3D flow render

Abstract

Many fluid flows are characterised by chaotic dynamics, a large number of degrees of freedom, and multiscale structure in space and time.

Michael’s research builds on the idea that many dynamical systems that are nominally described by a state variable of very high or infinite dimension, such as the Navier-Stokes equations governing fluid flow, can be characterised with a much smaller number of dimensions, because the long-time dynamics lie on a finite-dimensional manifold. We describe a data-driven reduced order modelling method that finds a coordinate representation of the manifold using an autoencoder and then learns an ordinary differential equation (ODE) describing the dynamics in these coordinates, using the so-called neural ODE framework. With the ODE representation, data can be widely spaced.

Michael’s work applies this framework to spatiotemporal chaos in the Kuramoto-Sivashinsky equation (KSE), chaotic bursting dynamics of Kolmogorov flow, and transitional turbulence in plane Couette flow, finding dramatic dimension reduction while still yielding good predictions of short-time trajectories and long-time statistics. For complex manifolds, this approach can be combined with clustering to generate overlapping local representations that are particularly useful for intermittent dynamics.

Finally, the team apply this framework to a control problem that models drag reduction in turbulent flow. Deep reinforcement learning (RL) control can discover control strategies for high-dimensional systems, making it promising for flow control.

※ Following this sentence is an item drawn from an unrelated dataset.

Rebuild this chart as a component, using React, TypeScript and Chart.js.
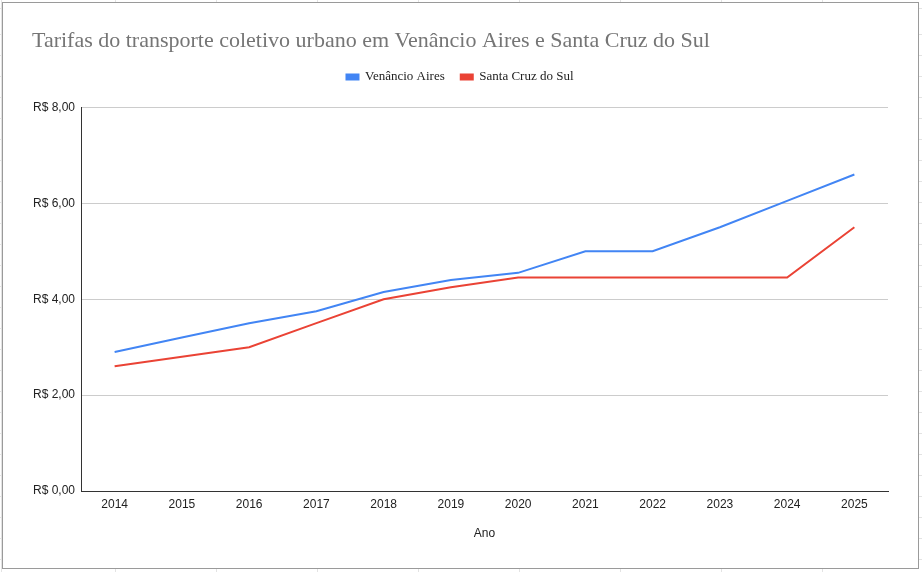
import React, { useEffect, useRef } from "react";
import { Chart, registerables } from "chart.js";

Chart.register(...registerables);

const titleText = "Tarifas do transporte coletivo urbano em Venâncio Aires e Santa Cruz do Sul";
const xAxisTitle = "Ano";
const years = ["2014", "2015", "2016", "2017", "2018", "2019", "2020", "2021", "2022", "2023", "2024", "2025"];
const venancioAires = [2.9, 3.2, 3.5, 3.75, 4.15, 4.4, 4.55, 5.0, 5.0, 5.5, 6.05, 6.6];
const santaCruz = [2.6, 2.8, 3.0, 3.5, 4.0, 4.25, 4.45, 4.45, 4.45, 4.45, 4.45, 5.5];
const yTicks = [0, 2, 4, 6, 8];

const W = 922;
const H = 572;

export default function App() {
  const ref = useRef<HTMLCanvasElement | null>(null);

  useEffect(() => {
    document.body.style.margin = "0";
    const canvas = ref.current;
    if (!canvas) return;

    const legendSpacer = {
      id: "legendSpacer",
      beforeInit(chart: any) {
        if (!chart.legend) return;
        const orig = chart.legend.fit;
        chart.legend.fit = function () {
          orig.call(this);
          this.height += 14;
        };
      },
    };

    const chart = new Chart(canvas, {
      type: "line",
      data: {
        labels: years,
        datasets: [
          {
            label: "Venâncio Aires",
            data: venancioAires,
            borderColor: "#4285F4",
            backgroundColor: "#4285F4",
            borderWidth: 2,
            pointRadius: 0,
            tension: 0,
          },
          {
            label: "Santa Cruz do Sul",
            data: santaCruz,
            borderColor: "#EA4335",
            backgroundColor: "#EA4335",
            borderWidth: 2,
            pointRadius: 0,
            tension: 0,
          },
        ],
      },
      options: {
        animation: false,
        responsive: false,
        maintainAspectRatio: false,
        layout: { padding: { left: 32, right: 34, top: 0, bottom: 0 } },
        plugins: {
          title: {
            display: true,
            text: titleText,
            align: "start",
            color: "#757575",
            font: { family: "'Liberation Serif', 'DejaVu Serif', serif", size: 22, weight: "normal" },
            padding: { top: 28, bottom: 0 },
          },
          legend: {
            display: true,
            position: "top",
            align: "center",
            labels: {
              boxWidth: 12,
              boxHeight: 5,
              padding: 16,
              color: "#222222",
              font: { family: "'Liberation Serif', 'DejaVu Serif', serif", size: 13 },
            },
          },
          tooltip: { enabled: false },
        },
        scales: {
          x: {
            type: "category",
            offset: true,
            grid: { display: false, drawTicks: false },
            border: { display: true, color: "#333333", width: 1 },
            ticks: {
              color: "#222222",
              padding: 6,
              maxRotation: 0,
              font: { family: "'Liberation Sans', Arial, sans-serif", size: 12 },
            },
            title: {
              display: true,
              text: xAxisTitle,
              color: "#222222",
              font: { family: "'Liberation Sans', Arial, sans-serif", size: 12 },
              padding: { top: 0, bottom: 31 },
            },
            afterFit(scale: any) {
              scale.height = 81;
            },
          },
          y: {
            min: 0,
            max: 8,
            afterBuildTicks(scale: any) {
              scale.ticks = yTicks.map((v) => ({ value: v }));
            },
            grid: { color: "#cccccc", drawTicks: false, lineWidth: 1 },
            border: { display: true, color: "#333333", width: 1 },
            ticks: {
              color: "#222222",
              padding: 6,
              font: { family: "'Liberation Sans', Arial, sans-serif", size: 12 },
              callback: (v: any) => "R$ " + Number(v).toFixed(2).replace(".", ","),
            },
            afterFit(scale: any) {
              scale.width = 49;
            },
          },
        },
      },
      plugins: [legendSpacer],
    });

    return () => chart.destroy();
  }, []);

  const gridBg =
    "repeating-linear-gradient(to right, transparent 0px, transparent 100px, #e3e3e3 100px, #e3e3e3 101px)," +
    "repeating-linear-gradient(to bottom, transparent 0px, transparent 20px, #e3e3e3 20px, #e3e3e3 21px)";

  return (
    <div
      style={{
        position: "fixed",
        left: 0,
        top: 0,
        width: W,
        height: H,
        background: "#ffffff",
        backgroundImage: gridBg,
        backgroundPosition: "15px 0px, 0px 14px",
        overflow: "hidden",
      }}
    >
      <div
        style={{
          position: "absolute",
          left: 2,
          top: 2,
          width: 915,
          height: 565,
          border: "1px solid #9a9a9a",
          background: "#ffffff",
        }}
      />
      <canvas ref={ref} width={W} height={H} style={{ position: "absolute", left: 0, top: 0, width: W, height: H }} />
    </div>
  );
}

However, a major challenge is that substantial training data must be generated by interacting with the target system, making it costly when the flow system is computationally or experimentally expensive.

The team mitigate this challenge by obtaining a low-dimensional dynamical model from a limited data set for the open-loop system, then learn an RL control policy using the model rather than the true system. They apply the method to data from the KSE in a spatiotemporally chaotic regime, with aim of minimising power consumption. The learned policy is very effective at this aim, achieving it by discovering and stabilising a low-dissipation steady state solution, without having ever been given explicit information about the existence of that solution. Given that near-wall turbulence is organised around simpler recurrent solutions, the present approach might be effective for drag reduction.

About the Aerodynamics & Control Seminar Series

The Aerodynamics & Control Seminars, hosted by the Department of Aeronautics, are a series of talks by internationally renowned academics covering a broad range of topics in fluid mechanics, control, and the intersection of these two areas.